Sejak saya kecil saya sangat sering mendengar bahwa orang mestilah baik dalam berbagai hal. Intinya, orang selalu mengatakan pada anak-anak, “Nak…, jadilah manusia yang baik.” – mungkin lebih mengena jika meniru logat Mario Teguh saat mengucapkan kata-kata itu.
Apakah saya baik ketika masih kecil dulu? Wow…, mungkin tidak. Bahkan jika saya dan gembong saya ketika di desa dulu bercermin di comberan, kami lebih mirip Gerombolan Si Berat dalam majalah Donal Bebek daripada The Three Musketeers. Tapi tentu saja saat itu kami tidak mengakui kalau kami sebodoh mereka (Gerombolan Si Berat) yang nyaris selalu gagal mengosongkan brankas Paman Gober).

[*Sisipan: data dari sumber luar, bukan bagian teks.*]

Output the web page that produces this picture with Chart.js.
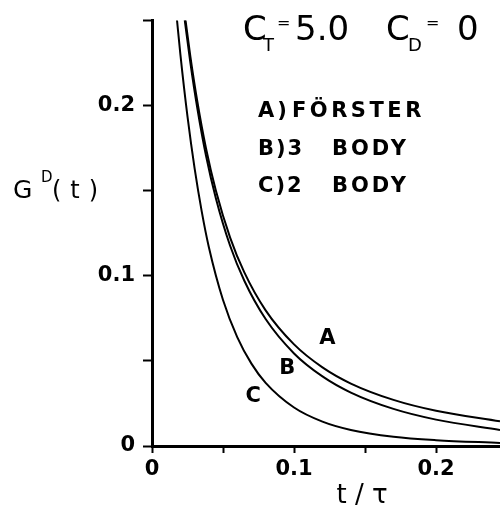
<!DOCTYPE html>
<html>
<head>
<meta charset="utf-8">
<script src="https://cdn.jsdelivr.net/npm/chart.js@4"></script>
<style>
  html, body { margin: 0; padding: 0; background: #fff; }
  #wrap { width: 500px; height: 505px; }
</style>
</head>
<body>
<div id="wrap"><canvas id="chart"></canvas></div>
<script>
// curve A: Förster
const tA = [0.023, 0.027, 0.032, 0.038, 0.045, 0.055, 0.065, 0.08, 0.1, 0.12, 0.14, 0.17, 0.2, 0.245];
const gA = [0.254, 0.229, 0.202, 0.175, 0.150, 0.1225, 0.102, 0.0797, 0.0597, 0.0462, 0.0367, 0.0271, 0.0207, 0.0145];
// curve B: 3 body
const tB = [0.023, 0.027, 0.032, 0.038, 0.045, 0.055, 0.065, 0.08, 0.1, 0.12, 0.14, 0.17, 0.2, 0.245];
const gB = [0.2506, 0.2253, 0.198, 0.1707, 0.1455, 0.1177, 0.0971, 0.0746, 0.0544, 0.0409, 0.0314, 0.0218, 0.0155, 0.0094];
// curve C: 2 body
const tC = [0.0174, 0.02, 0.025, 0.03, 0.035, 0.04, 0.05, 0.06, 0.07, 0.08, 0.1, 0.12, 0.14, 0.17, 0.2, 0.245];
const gC = [0.252, 0.230, 0.1935, 0.1631, 0.1379, 0.117, 0.0858, 0.064, 0.0484, 0.0371, 0.0226, 0.0143, 0.0094, 0.0054, 0.0034, 0.0018];

const xTickValues = [0, 0.1, 0.2];
const xTickLabels = ['0', '0.1', '0.2'];
const yTickValues = [0, 0.1, 0.2];
const yTickLabels = ['0', '0.1', '0.2'];

const curveNames = ['A', 'B', 'C'];
const nameT = [0.1235, 0.0953, 0.0713];
const nameG = [0.063, 0.0455, 0.029];

function pts(ts, gs) {
    return ts.map((t, i) => ({ x: t, y: gs[i] }));
}

function tickLabel(v, values, labels) {
    const i = values.findIndex(x => Math.abs(x - v) < 1e-6);
    return i >= 0 ? labels[i] : '';
}

function line(data) {
    return {
        data: data,
        borderColor: '#000',
        borderWidth: 2,
        pointRadius: 0,
        fill: false,
        cubicInterpolationMode: 'monotone'
    };
}

const textPlugin = {
    id: 'texts',
    beforeDraw(chart) {
        const ctx = chart.ctx;
        ctx.save();
        ctx.fillStyle = '#fff';
        ctx.fillRect(0, 0, chart.width, chart.height);
        ctx.restore();
    },
    afterDraw(chart) {
        const ctx = chart.ctx;
        const put = (s, x, y, font, align, spacing) => {
            ctx.font = font;
            ctx.textAlign = align || 'left';
            ctx.letterSpacing = spacing || '0px';
            ctx.fillText(s, x, y);
        };
        ctx.save();
        ctx.fillStyle = '#000';
        ctx.textBaseline = 'alphabetic';

        // header
        put('C', 243, 40, '34px "DejaVu Sans"');
        put('T', 263, 51, '18px "DejaVu Sans"');
        put('=', 277, 28, '16px "DejaVu Sans"');
        put('5.0', 295, 40, '34px "DejaVu Sans"');
        put('C', 386, 40, '34px "DejaVu Sans"');
        put('D', 408, 51, '18px "DejaVu Sans"');
        put('=', 426, 28, '16px "DejaVu Sans"');
        put('0', 457, 40, '34px "DejaVu Sans"');

        // key
        const keyFont = 'bold 21px "DejaVu Sans"';
        put('A)', 258, 117, keyFont, 'left', '3px');
        put('FÖRSTER', 292, 117, keyFont, 'left', '3.5px');
        put('B)3', 258, 155, keyFont, 'left', '2px');
        put('BODY', 332, 155, keyFont, 'left', '3px');
        put('C)2', 258, 192, keyFont, 'left', '2px');
        put('BODY', 332, 192, keyFont, 'left', '3px');

        // y axis title
        put('G', 13, 198, '25px "DejaVu Sans"');
        put('D', 41, 182, '15px "DejaVu Sans"');
        put('(t)', 52, 198, '24px "DejaVu Sans"', 'left', '9px');

        // x axis title
        put('t / τ', 362, 503, '26px "DejaVu Sans"', 'center');

        // curve names
        const xs = chart.scales.x, ys = chart.scales.y;
        ctx.textBaseline = 'middle';
        curveNames.forEach((n, i) => {
            put(n, xs.getPixelForValue(nameT[i]), ys.getPixelForValue(nameG[i]),
                'bold 21px "DejaVu Sans"', 'center');
        });
        ctx.restore();
    }
};

const tickFont = { family: 'DejaVu Sans', size: 21, weight: 'bold' };

new Chart(document.getElementById('chart').getContext('2d'), {
    type: 'line',
    data: {
        datasets: [line(pts(tA, gA)), line(pts(tB, gB)), line(pts(tC, gC))]
    },
    options: {
        responsive: true,
        maintainAspectRatio: false,
        animation: false,
        devicePixelRatio: 1,
        layout: { padding: { top: 17, right: 0, bottom: 0, left: 0 } },
        plugins: {
            legend: { display: false },
            tooltip: { enabled: false }
        },
        scales: {
            x: {
                type: 'linear',
                min: 0,
                max: 0.245,
                afterFit: s => { s.height = 59; },
                border: { display: true, color: '#000', width: 3 },
                grid: { drawOnChartArea: false, drawTicks: true, tickLength: 7, tickWidth: 2, tickColor: '#000' },
                ticks: {
                    stepSize: 0.05,
                    includeBounds: false,
                    maxRotation: 0,
                    autoSkip: false,
                    padding: 4,
                    color: '#000',
                    font: tickFont,
                    callback: v => tickLabel(v, xTickValues, xTickLabels)
                }
            },
            y: {
                min: 0,
                max: 0.25,
                afterFit: s => { s.width = 152; },
                border: { display: true, color: '#000', width: 3 },
                grid: { drawOnChartArea: false, drawTicks: true, tickLength: 9, tickWidth: 2, tickColor: '#000' },
                ticks: {
                    stepSize: 0.05,
                    includeBounds: false,
                    autoSkip: false,
                    padding: 8,
                    color: '#000',
                    font: tickFont,
                    callback: v => tickLabel(v, yTickValues, yTickLabels)
                }
            }
        }
    },
    plugins: [textPlugin]
});
</script>
</body>
</html>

Apa yang dilakukan anak-anak nakal pada zaman itu, itulah yang kami kerjakan. Menghilang dari rumah dengan cepat, sepeda mini BMX™ butut-pun bisa dikayuh cepat memutari desa hingga ke desa-desa tetangga. Adalah wajar jika saat itu anak-anak nakal tidak pernah mengenal kata tidur siang, kecuali kalau lagi sakit, atau lagi malas karena habis kena marah.
Meretas belukar, melewati persawahan, sungai-sungai kecil tapi terjal, jembatan-jembatan dengan maksimal dua bilah bambu sebagai pijakan yang di bawahnya batu cadas, lumayan membuat gegar otak jika jatuh. Takut…? Mungkin, mau tidak mau saat pertama kali melewati tempat-tempat seperti itu kaki akan gemetar dengan sendirinya.
Kadang pulang dengan luka-luka, lecet-lecet, pakaian penuh lumpur atau bahkan kotoran sapi. Anak-anak nakal yang hidup di pinggiran desa, yang bahkan menemukan bahwa menangkap capung dengan getah pohon nangka-pun adalah hal yang menyenangkan – mengingatkan saya pada Spongebob yang menemukan kesenangan dengan menangkap ubur-ubur.
Membuat para orang tua khawatir, itulah "italian job-nya” pada anak-anak nakal. Mungkin hingga kini karakter anak desa yang semrawut masih melekat kental pada saya. Seperti yang dibilang dalam istilah wong ndeso™ yang sering bingung kalau masuk kota.
Tapi kadang saya bertanya, apakah saya begitu jahatnya? (Ya, kalau saya sendiri menjawabnya dengan cepat kemudian kabur).
Saya kadang berjalan bertemu dengan seseorang, mungkin pada awalnya saya tidak sadar sampai ada rasa dingin yang menyengat dengan tiba-tiba di sekitar leher – barulah saya menoleh. Dan ternyata, ada orang yang bisa menatap saya dengan begitu tidak sukanya.
Saya tidak kenal dia, tapi mengapa dia menatap saya kemudian membuang pandang seakan-akan saya adalah makhluk terjahat (plus mungkin menjijikkan) sejagat? Walau saya tidak menolak jika memang dituduh demikian. What I’ve done to you in past life? – Kadang rasanya ingin bertanya seperti itu jika tidak ada yang bisa saya ambil dari celah ingatan saya.
Well, mungkin saja kami pernah duduk berseberangan di gerbong yang sama saat kereta malam di suatu waktu, dan saya mendengkur sedemikian kerasnya sampai dia tidak bisa tidur sama sekali tanpa saya sadari. Yah, terserahlah, apa pun alasannya – saya ogah ambil pusing.
I am not a good one, and I shall not pretend to be a good one nor shall I defend myself to be recognised as a good one – since I know I am bad.